Directive:
Locate the lines that hold the string "this". Copy every such line.

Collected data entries
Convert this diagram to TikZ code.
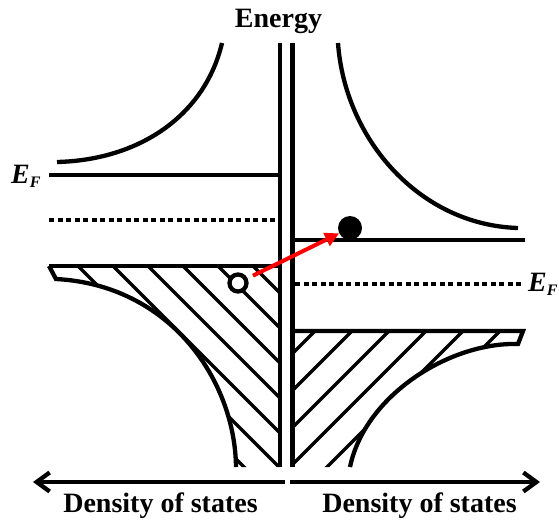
\documentclass[tikz,border=0pt]{standalone}
\usepackage{fontspec}
\setmainfont{Liberation Serif}
\usetikzlibrary{positioning,arrows.meta}

\begin{document}
\begin{tikzpicture}[
  x=1pt, y=-1pt,
  band/.style={line width=4.3pt},
  level/.style={line width=4.3pt, dash pattern=on 5pt off 3.5pt},
  hatch/.style={line width=3.5pt},
  axis/.style={line width=4.3pt, -{Straight Barb[length=13pt,width=19pt]}},
  transfer/.style={draw=red, line width=4pt, -{Triangle[length=14pt,width=14pt]},
                   shorten <=6pt},
  electron/.style={circle, fill=black, minimum size=24pt, inner sep=0pt},
  hole/.style={circle, draw=black, fill=white, line width=4.3pt, minimum size=17pt,
               inner sep=0pt},
  lbl/.style={font=\fontsize{28}{30}\selectfont\bfseries, inner sep=0pt, anchor=base},
  ef/.style={font=\fontsize{28}{28}\selectfont\bfseries\itshape, inner sep=0pt,
             anchor=base west},
]
\useasboundingbox (0,0) rectangle (559,519);

% ---- hatched (filled) states ----
\begin{scope}
  \clip (49,266) -- (280,266) -- (280,467) -- (236,467)
        .. controls (235,380) and (170,285) .. (56,279) -- cycle;
  \foreach \c in {253,218,...,-170}
    \draw[hatch] (\c,266) -- ++(260,260);
\end{scope}
\begin{scope}
  \clip (292,331) -- (523,331) -- (518,344)
        .. controls (450,342) and (365,395) .. (350,467) -- (292,467) -- cycle;
  \foreach \c in {278,315,...,660}
    \draw[hatch] (\c,331) -- ++(-200,200);
\end{scope}

% ---- density of states curves ----
\draw[band] (57,162) .. controls (140,160) and (205,115) .. (222,43);
\draw[band] (338,43) .. controls (345,140) and (420,225) .. (518,228);
\draw[band] (49,266) -- (280,266);
\draw[band] (49,266) -- (56,279) .. controls (170,285) and (235,380) .. (236,467);
\draw[band] (292,331) -- (523,331) -- (518,344)
            .. controls (450,342) and (365,395) .. (350,467);

% ---- energy axes ----
\draw[band] (280,43) -- (280,467);
\draw[band] (292.5,43) -- (292.5,467);
\node[lbl] (energy) at (278.5,28) {Energy};

% ---- levels ----
\draw[band] (49,175) -- (280,175);
\draw[level] (49,220) -- (280,220);
\draw[band] (292,240) -- (525,240);
\draw[level] (295,284) -- (523,284);
\node[ef] (efl) at (11,183) {E\raisebox{-4pt}{\fontsize{16}{16}\selectfont F}};
\node[ef] (efr) at (528,291) {E\raisebox{-4pt}{\fontsize{16}{16}\selectfont F}};

% ---- charge transfer ----
\node[hole] (hole) at (238,283) {};
\node[electron] (elec) at (350,228) {};
\draw[transfer] (hole) -- (elec);

% ---- density axes ----
\coordinate (dl0) at (285,482);
\coordinate (dl1) at (33,482);
\coordinate (dr0) at (290,482);
\coordinate (dr1) at (540,482);
\draw[axis] (dl0) -- (dl1);
\draw[axis] (dr0) -- (dr1);
\node[lbl] (dosl) at (160.5,512) {Density of states};
\node[lbl] (dosr) at (419.5,512) {Density of states};

\end{tikzpicture}
\end{document}
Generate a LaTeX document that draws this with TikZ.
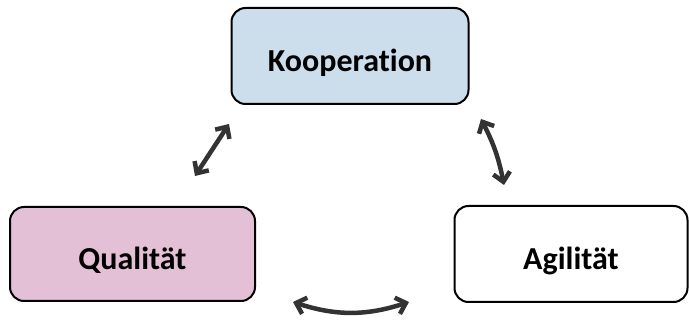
\documentclass[tikz,border=0pt]{standalone}
\usepackage{fontspec}
\setmainfont{Carlito}[Ligatures=NoCommon]
\usetikzlibrary{arrows.meta}
\definecolor{kblue}{RGB}{204,222,236}
\definecolor{qpink}{RGB}{228,192,214}
\definecolor{arrowgray}{RGB}{51,51,51}
\tikzset{
  box/.style={draw=black, line width=2pt, rounded corners=14pt, font=\fontsize{32}{38}\selectfont\bfseries, text=black, text height=31pt, text depth=0pt},
  dbl/.style={draw=arrowgray, line width=4.5pt, {Straight Barb[length=9pt,width=17pt,line width=4.5pt]}-{Straight Barb[length=9pt,width=17pt,line width=4.5pt]}}
}
\begin{document}
\begin{tikzpicture}[x=1pt,y=-1pt]
\useasboundingbox (0,0) rectangle (689,320);
\node[box, fill=kblue, minimum width=237pt, minimum height=96pt] (K) at (350,56) {Kooperation};
\node[box, fill=qpink, minimum width=245pt, minimum height=94pt] (Q) at (132.5,254) {Qualität};
\node[box, fill=white, minimum width=233pt, minimum height=96pt] (A) at (571,254) {Agilität};
\coordinate (a1) at (195,176);
\coordinate (a2) at (229,124);
\coordinate (b1) at (481,119);
\coordinate (b2) at (504,185);
\coordinate (c1) at (293,302);
\coordinate (c2) at (409,302);
\draw[dbl] (a1) -- (a2);
\draw[dbl] (b1) to[bend left=8] (b2);
\draw[dbl] (c1) to[bend right=18] (c2);
\end{tikzpicture}
\end{document}
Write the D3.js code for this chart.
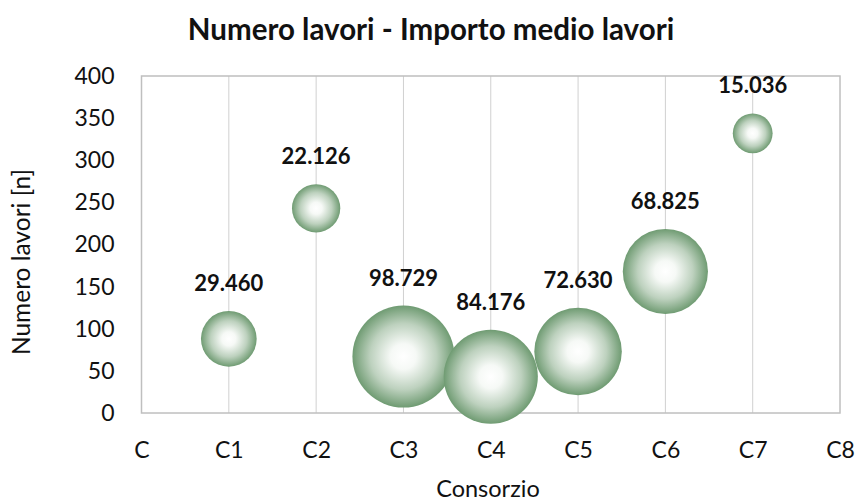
<!DOCTYPE html>
<html>
<head>
<meta charset="utf-8">
<script src="https://cdn.jsdelivr.net/npm/d3@7"></script>
<style>
  body { margin: 0; background: #fff; }
  text { font-family: Lato, "Open Sans", sans-serif; fill: #111; }
</style>
</head>
<body>
<div id="chart"></div>
<script>
const categories = ["C", "C1", "C2", "C3", "C4", "C5", "C6", "C7", "C8"];
const consorzi = [1, 2, 3, 4, 5, 6, 7];
const numeroLavori = [88, 243, 67, 43, 73, 168, 332];
const importoMedio = [29460, 22126, 98729, 84176, 72630, 68825, 15036];
const yTicks = [0, 50, 100, 150, 200, 250, 300, 350, 400];

const width = 857;
const height = 504;
const margin = { top: 76, right: 17, bottom: 91, left: 141.5 };

const svg = d3.select('#chart')
  .append('svg')
    .attr('width', width)
    .attr('height', height);

const x = d3.scaleLinear()
  .domain([0, 8])
  .range([margin.left, width - margin.right]);

const y = d3.scaleLinear()
  .domain([0, 400])
  .range([height - margin.bottom, margin.top]);

const r = d3.scaleSqrt()
  .domain([0, d3.max(importoMedio)])
  .range([0, 51]);

// gradient for the bubbles
const grad = svg.append('defs')
  .append('radialGradient')
    .attr('id', 'bubble')
    .attr('cx', '50%').attr('cy', '50%').attr('r', '50%');
grad.append('stop').attr('offset', '0%').attr('stop-color', '#ffffff');
grad.append('stop').attr('offset', '25%').attr('stop-color', '#f6f9f6');
grad.append('stop').attr('offset', '65%').attr('stop-color', '#bdd1be');
grad.append('stop').attr('offset', '100%').attr('stop-color', '#6f9b72');

// vertical gridlines
svg.append('g')
  .selectAll('line')
  .data(d3.range(1, 8))
  .join('line')
    .attr('x1', d => x(d))
    .attr('x2', d => x(d))
    .attr('y1', y(400))
    .attr('y2', y(0))
    .attr('stroke', '#d0d0d0')
    .attr('stroke-width', 1);

// plot area border
svg.append('rect')
  .attr('x', x(0))
  .attr('y', y(400))
  .attr('width', x(8) - x(0))
  .attr('height', y(0) - y(400))
  .attr('fill', 'none')
  .attr('stroke', '#bfbfbf')
  .attr('stroke-width', 1.5);

// y axis
const yAxis = svg.append('g')
  .attr('transform', `translate(${x(0)},0)`)
  .call(d3.axisLeft(y).tickValues(yTicks).tickSize(0).tickPadding(27));
yAxis.select('.domain').remove();
yAxis.selectAll('text')
  .attr('font-size', 23)
  .attr('font-family', 'Lato')
  .attr('fill', '#111');

// x axis
const xAxis = svg.append('g')
  .attr('transform', `translate(0,${y(0)})`)
  .call(d3.axisBottom(x).tickValues(d3.range(0, 9)).tickSize(0).tickPadding(29)
    .tickFormat(d => categories[d]));
xAxis.select('.domain').remove();
xAxis.selectAll('text')
  .attr('font-size', 23)
  .attr('font-family', 'Lato')
  .attr('fill', '#111');

// bubbles
const bubbles = svg.append('g')
  .selectAll('.bubble')
  .data(consorzi)
  .join('g')
    .attr('class', 'bubble');

bubbles.append('circle')
  .attr('cx', d => x(d))
  .attr('cy', (d, i) => y(numeroLavori[i]))
  .attr('r', (d, i) => r(importoMedio[i]))
  .attr('fill', 'url(#bubble)');

// data labels
bubbles.append('text')
  .attr('x', d => x(d))
  .attr('y', (d, i) => y(numeroLavori[i]) - r(importoMedio[i]) - 20)
  .attr('text-anchor', 'middle')
  .attr('font-size', 22)
  .attr('font-weight', 'bold')
  .attr('fill', '#000')
  .text((d, i) => d3.format(',')(importoMedio[i]).replace(',', '.'));

// title
svg.append('text')
  .attr('x', 431)
  .attr('y', 40)
  .attr('text-anchor', 'middle')
  .attr('font-size', 29.5)
  .attr('font-weight', 'bold')
  .attr('fill', '#000')
  .text('Numero lavori - Importo medio lavori');

// axis titles
svg.append('text')
  .attr('x', 488)
  .attr('y', 497)
  .attr('text-anchor', 'middle')
  .attr('font-size', 23.5)
  .text('Consorzio');

svg.append('text')
  .attr('transform', 'translate(30,262) rotate(-90)')
  .attr('text-anchor', 'middle')
  .attr('font-size', 24.5)
  .text('Numero lavori [n]');
</script>
</body>
</html>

Correct answer:
Convert this diagram to TikZ code.
Generate a LaTeX document that draws this with TikZ.
Write the D3.js code for this chart.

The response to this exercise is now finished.